Excitation energy transfer in Langmuir–Blodgett films of 5-(4- N-octadecylpyridyl)-10,15,20-tri- p-tolylporphyrin on gold-evaporated glass substrates studied by time-resolved fluorescence spectroscopy

Abstract

The fluorescence decays in mono- and multilayer Langmuir–Blodgett (LB) films of 5-(4- N-octadecylpyridyl)-10,15,20-tri- p-tolylporphyrin (porphyrin 338a) deposited on gold-evaporated glass substrates were measured to explore various channels for excitation energy transfer processes. The decays in the 1-layer LB films of porphyrin 338a separated from gold surface by LB film of arachidic acid were also measured as a function of the thickness of the spacer, i.e. thickness of the LB films of arachidic acid.

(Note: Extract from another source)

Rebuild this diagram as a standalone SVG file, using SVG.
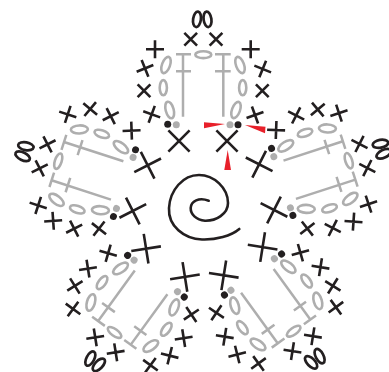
<svg xmlns="http://www.w3.org/2000/svg" width="389" height="372" viewBox="0 0 389 372">
<style>
.k{fill:none;stroke:#231f20;stroke-width:2.6}
.g{fill:none;stroke:#aeaeae;stroke-width:2.5}
.o{fill:none;stroke:#231f20;stroke-width:2.7}
.e{fill:none;stroke:#aeaeae;stroke-width:2.6}
.bd{fill:#231f20}
.gd{fill:#aeaeae}
.r{fill:#e8202a}
</style>
<defs>
<path id="c" class="k" d="M-9 0H9M0-9V9"/>
<path id="b" class="k" d="M-15 0H15M0-15V15"/>
<g id="petal">
<ellipse class="o" cx="197" cy="19.3" rx="3.9" ry="7.8" transform="rotate(8 197 19.3)"/>
<ellipse class="o" cx="207.5" cy="19.3" rx="3.9" ry="7.8" transform="rotate(-8 207.5 19.3)"/>
<use href="#c" transform="translate(190.7 39.3) rotate(45)"/>
<use href="#c" transform="translate(216 39.3) rotate(45)"/>
<use href="#c" transform="translate(155 49.3)"/>
<use href="#c" transform="translate(250.7 49.3)"/>
<use href="#c" transform="translate(145 68.3) rotate(-22)"/>
<use href="#c" transform="translate(144 90.7) rotate(45)"/>
<use href="#c" transform="translate(151.7 114.3) rotate(20)"/>
<use href="#c" transform="translate(262.7 69) rotate(22)"/>
<use href="#c" transform="translate(262.3 90.7) rotate(45)"/>
<use href="#c" transform="translate(255 115) rotate(-20)"/>
<use href="#b" transform="translate(179 141) rotate(45)"/>
<use href="#b" transform="translate(227 141) rotate(45)"/>
<circle class="bd" cx="167.7" cy="124.3" r="3.5"/>
<circle class="gd" cx="176.3" cy="124.7" r="3.5"/>
<circle class="gd" cx="230" cy="124.7" r="3.5"/>
<circle class="bd" cx="238" cy="124.7" r="3.5"/>
<path class="g" d="M183 55V116.7M176 54.3H191M176 71.3H191M223.3 55V116.7M215 54.3H230.7M215 71.3H230.7"/>
<ellipse class="e" cx="203.3" cy="54.7" rx="8" ry="3.4"/>
<ellipse class="e" cx="166" cy="65" rx="4" ry="8.5" transform="rotate(20 166 65)"/>
<ellipse class="e" cx="163.3" cy="87.7" rx="3.6" ry="7.6"/>
<ellipse class="e" cx="169.7" cy="110" rx="4" ry="8.5" transform="rotate(-15 169.7 110)"/>
<ellipse class="e" cx="240" cy="65" rx="4" ry="8.5" transform="rotate(-20 240 65)"/>
<ellipse class="e" cx="242.7" cy="87.7" rx="3.6" ry="7.6"/>
<ellipse class="e" cx="236" cy="110" rx="4" ry="8.5" transform="rotate(20 236 110)"/>
</g>
</defs>
<g id="petal-top"><use href="#petal"/></g>
<g id="petal-right"><use href="#petal" transform="translate(0.8 0.5) rotate(72 203 207)"/></g>
<g id="petal-lower-right"><use href="#petal" transform="translate(1.4 0.8) rotate(144 203 207)"/></g>
<g id="petal-lower-left"><use href="#petal" transform="translate(1.3 2.4) rotate(216 203 207)"/></g>
<g id="petal-left"><use href="#petal" transform="translate(0 1.5) rotate(288 203 207)"/></g>
<g id="center-spiral"><path class="k" d="M239.3 229C231 236 216 240 202 239.5C184 239 168 226 169 208C170 190 183 175 199 175C214 175 228 188 228 203C228 214 216 221 205 220.7C196 220 190.5 214 190.7 208C191 201 199 197 208.7 200.7" stroke-linecap="round"/></g>
<g id="markers">
<polygon class="r" points="204,122.3 204,128.3 225,124"/>
<polygon class="r" points="245,125 265.5,126.7 265,133.3"/>
<polygon class="r" points="227.7,150 224.3,170 231,170"/>
</g>
</svg>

Consistent with our previous steady-state fluorescence study, the expectation values of the lifetime obtained by fitting the decay curves with two exponential functions for the LB films indicate that at the short separation distance, the energy transfer from the porphyrin molecules to the gold surface overshadows other processes, including intra- and interlayer energy transfers. The deviation of energy transfer rate from Chance et al. (CPS) prediction of inverse distance cubed in our case may be interpreted by assuming the presence of additional excitation energy decay pathways in the LB films of porphyrin 338a on the gold-evaporated glass substrates.